The 52-year-old Italian's overhaul of Apple Europe is producing results. While the unit lost market share for the year, Landi halted the slide in the final quarter of 1995: Sales jumped 18%, compared with an estimated market growth of 16%, according to researcher Dataquest Inc.
That's not where Landi made his mark, though. In fiscal 1995, he tripled profits--turning in the best performance of any Apple unit in the world. Insiders say Europe's profits jumped to $300 million on sales of $3.2 billion.
Has Landi perhaps created a blueprint for Spindler to use in his pending overhaul of operations? Insiders say Spindler, who once held Landi's job, is adopting many of the concepts Landi has implemented--above all, narrowing Apple's focus to markets such as desktop publishing and education, where the company can be profitable.
PATHFINDER. It may have taken an outsider to show Apple the way. During a 22-year career at Texas Instruments, Landi became a disciple of strict business controls. In his last 18 months at TI, he restructured the European operation and turbocharged its sputtering performance by slashing costs, shaking up management, and shifting TI's product mix away from commodity items. "He did a first-rate job at TI," says Geoffrey S. Carroll, a group manager of Electronic Data Systems Corp. in Europe. "If there's someone who can focus on the basics of business, it's Landi."
Another trait that sets Landi apart from the traditional Apple manager is his decisiveness. At one TI meeting, Landi became convinced the company's structure wasn't working, so he tore apart European managers' old fiefdoms based on national borders on the spot and reorganized the management lines around markets and business processes, such as sales, marketing, and distribution. "People walked out of the room with new jobs," says Marc Vodovar, a TI executive who worked with Landi for eight years.
In a similar shakeup last April, Landi restructured Apple Europe, reaping 20% reduction in total costs, by eliminating country-by-country management and focusing on key markets. Already, the new structure has improved Apple's delivery speed. Under the old system, Landi says Apple Europe's distribution was dogged by shipping delays from its factory in Cork, Ireland. Now, goods reach the market in two days, not two weeks.

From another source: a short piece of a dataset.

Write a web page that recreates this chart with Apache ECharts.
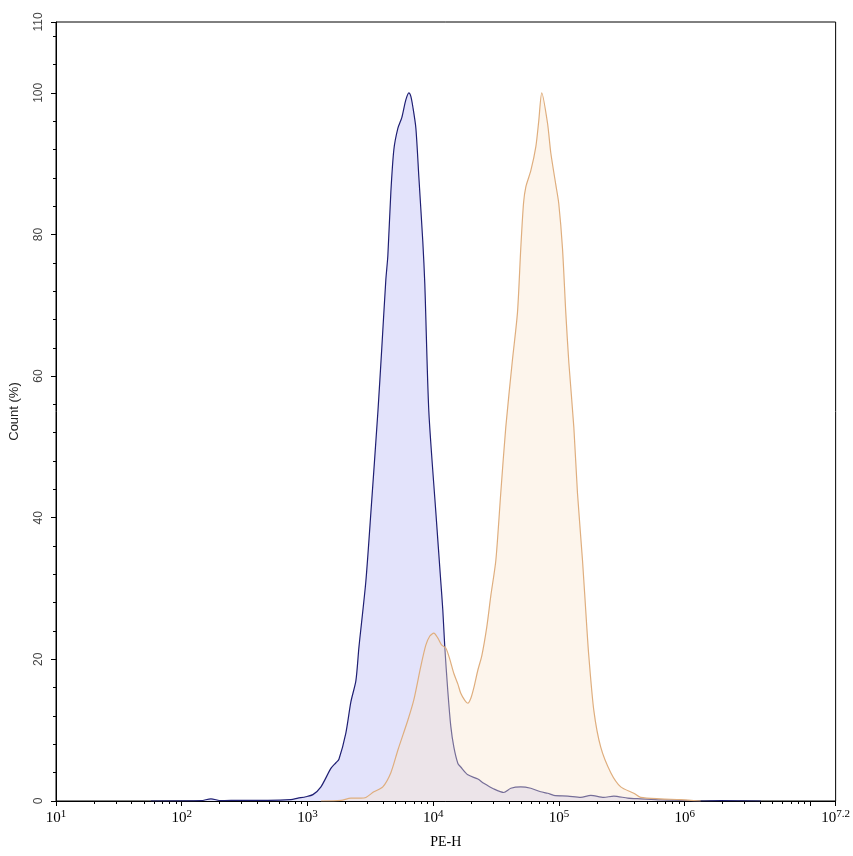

Landi has overhauled Apple's Paris headquarters, too. To break up the entrenched corporate culture there, he replaced 7 of the 12 managers reporting to him. "Apple is more and more professional. We still have fun, but we are much more customer-oriented," says Frederic Spagnou, an Apple Europe manager.
ALIVE AND WELL. Pushing the Apple agenda in the market isn't nearly so straightforward. Corporate customers, shaken by reports of Apple's losses and by speculation about a possible sale, are questioning the company's future. Landi's answer: Apple is alive and well--and ready to work with them in the emerging Internet market and other areas, such as multimedia publishing.
Of course, Apple Europe is still a work in progress. Recently, Landi walked into an Apple Center in Italy and was dismayed to see no posters highlighting Apple's new Internet efforts. Within a week, Landi had Internet-ready stickers slapped on every Macintosh box. "I know where I want to go, but I can't get there alone," says Landi. If his blend of charisma and rigor in management can channel the creative spirit in Europe, he may point the way toward Apple's future.